Je ne peux pas parler au nom de tous, mais j’ai fait cette année l’effort de sentir et de ressentir le territoire et cela m’a fait réaliser que ce qui compte, lorsqu’on marche pour marcher, n’est pas tant la « qualité objective » du lieu où l’on se trouve (c’est-à-dire, le côté « pittoresque » ou « grunge », selon qu’on s’identifie à l‘une ou l’autre de ces esthétiques) , mais plutôt la qualité de notre présence en ce lieu. Et en ayant cette pensée je me suis dit que le nom de Marcher la région était on ne peut plus approprié : nous ne marchons pas vraiment « vers » quelque chose, ni « sur » quelque chose ni même tout à fait « à travers » quelque chose.
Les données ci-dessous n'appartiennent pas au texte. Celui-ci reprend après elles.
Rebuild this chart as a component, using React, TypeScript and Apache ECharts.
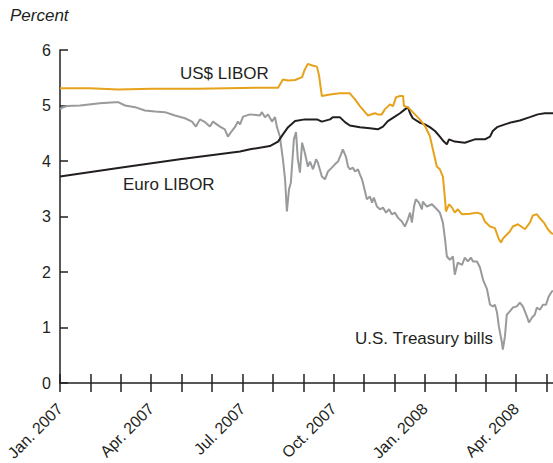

Nous appréhendons (au sens phénoménologique) la région directement mais sans autre motif et nous ne le faisons pas qu’avec nos pieds, mais aussi avec le reste de nos membres et avec toutes nos facultés de perception. Il est approprié de dire que nous « marchons la région » parce que nous cherchons justement abolir la distance entre le percevant et le perçu, ou à tout le moins à en prendre conscience.
Le choix « Marcher la région » peut sembler s’expliquer de lui-même, mais nombreux sont ceux qui croient que « Marcher la région » est une bête traduction de l’anglais « Walk the région », un calque sans élégance (les 15 premières secondes du reportage sur l’événement diffusé sur les ondes la Première Chaîne le 27 juin témoignent éloquemment de cela), et ils sont plusieurs (semble-t-il) à fixer le regard sur le doigt sans daigner voir la lune qu’il essaie de pointer (c’est-à-dire, à s’enfarger dans le nom sans se demander s’il peut avoir une signification propre quelconque). Ironiquement, l’emploi transitif du verbe « marcher » est tout ce qu’il y a de plus français (malgré qu’il ne soit plus utilisé en France depuis le début du 18ème siècle). D’ailleurs, on recense des centaines de milliers d’occurrence du verbe marcher utilisé de manière transitive sur le web. Si on peut « marcher la terre » (45 700 occurrences), « marcher son chemin » (189 000 occurrences) et « marcher la ville » (59 000 occurrences), pourquoi ne pourrait-on pas « marcher la région » ?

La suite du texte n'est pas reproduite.